Уезжая из России в 1921 году (в октябре), я стал предметом "фетирований", меня озадачивших; для "фетирования" не было никаких предлогов: ни юбилея, ни — какого-либо поступка моего; поскольку в проводах меня выражалась сердечность и доброе отношение ко мне, я был глубоко тронут; меня провожали речами на публичном собрании "В. ф. а.", где дрогнуло сердце от слов какого-то мне не известного юноши ("вольфильца"): "Белый, когда вам станет страшно на Западе, вспомните, что мы, в России, всегда с вами, вас любим; и вам станет легче". Слова юноши оказались пророческими; через 2 месяца панический ужас

482

стал охватывать меня; и я вспоминал слова, что меня дома любят; в Берлине — никто меня не любил: ни антропософы, ни эмигранты; злословили о моих несчастьях, радовались, что западные антропософы — свиньи, а Андрей Белый, хи-хи, — интересно! Но и этот интерес был непродолжителен; скоро я стал просто "бывшим".

Меня провожал и тесный кружок "Вольфилы"; в Москве мне устроили в "Союзе писателей" форменный юбилей с профессорскими речами о моих "крупных" заслугах; устроили собрание (интимное) от организаций, в которых я работал в Москве; хорошие, теплые слова я услышал и от пролетарских писателей.

Я и не подозревал, что в этом импровизированном юбилее были похороны, потому что в день 25-летия со дня выхода первой книги (в 27-м году) несколько друзей боялись собраться, чтобы собрание не носило оттенка общественного, ибо в месте "общественность" и "Андрей Белый" стоял только безвестный могильный крест. Я вернулся в свою "могилу" в 1923 году, в октябре: в "могилу", в которую меня уложил Троцкий, за ним последователи Троцкого, за ними все критики и все "истинно живые" писатели; даже "фетировавшие" меня в 1921 году странно обходили меня,опустив глаза; "крупные" заслуги мои оказались настолько препятствием к общению со мною, что самое появление мое в общественных местах напоминало скандал, ибо "трупы" не появляются, но гниют.

Я был "живой труп "; "В. ф. а. " — закрыта; "А. о." — закрыто; журналы — закрыты для меня; издательства закрыты для меня; был момент, когда мелькнула странная картина меня, стоящего на Арбате...с протянутой рукою: "Подайте бывшему писателю".

Так — не случилось.

Весь сыр-бор оттого, что я — "антропософ".

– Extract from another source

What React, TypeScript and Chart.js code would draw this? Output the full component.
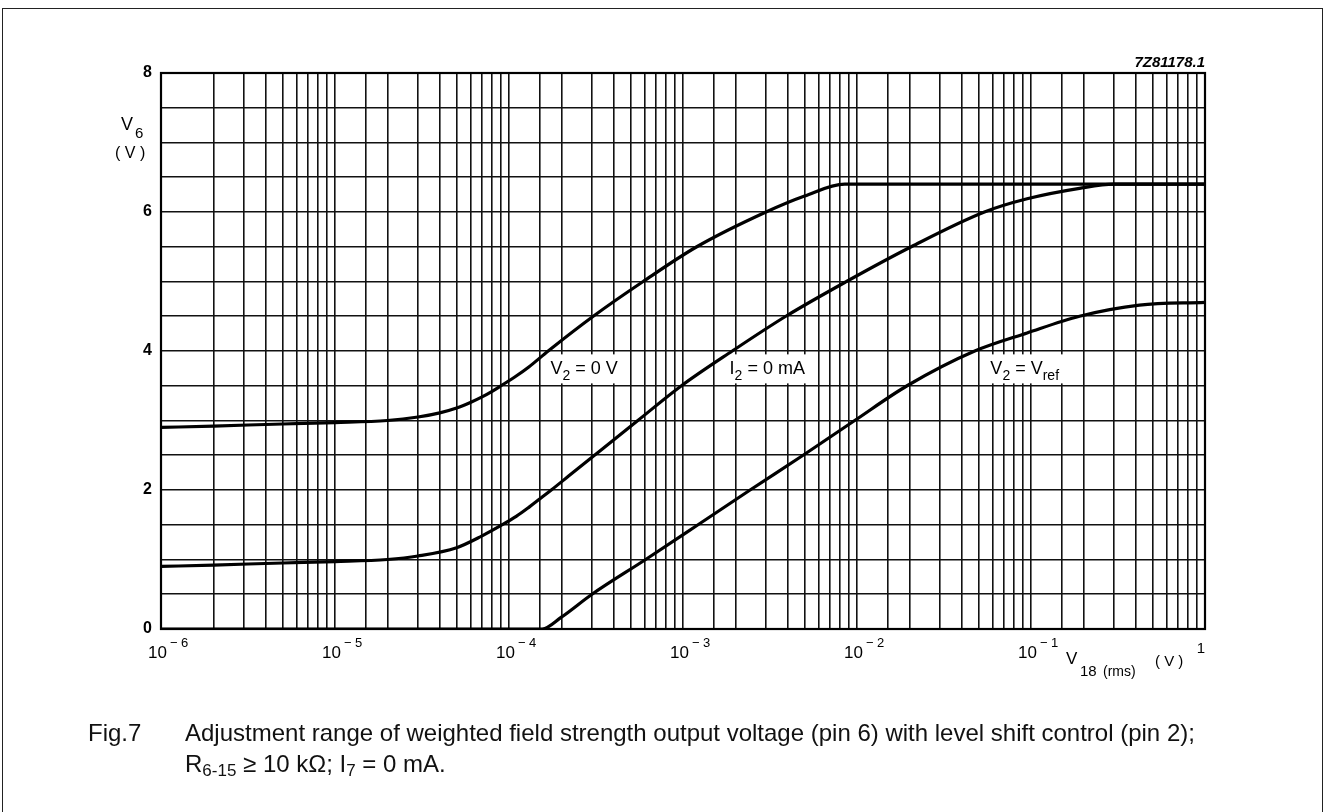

И тут вспомнилась мне другая картина — в Берлине, когда "русский писатель, имеющий крупные заслуги, по уверению некоторых русских критиков, но приемлющий революцию" — оглядывался с таким точно выражением, с каким оглядывался "антропософ" в "С. С. С. Р.".

Но как я молчал на Западе о специальных трудностях быть "русским антропософом" в России, так же молчал я теперь перед бывшими членами русского "А. о." о подлинных причинах моего обморока на Западе; молчал до 1928 года, до этого моего "взгляда и нечто".

В этом молчании сказался мне исконно ведомый лейтмотив моей судьбы.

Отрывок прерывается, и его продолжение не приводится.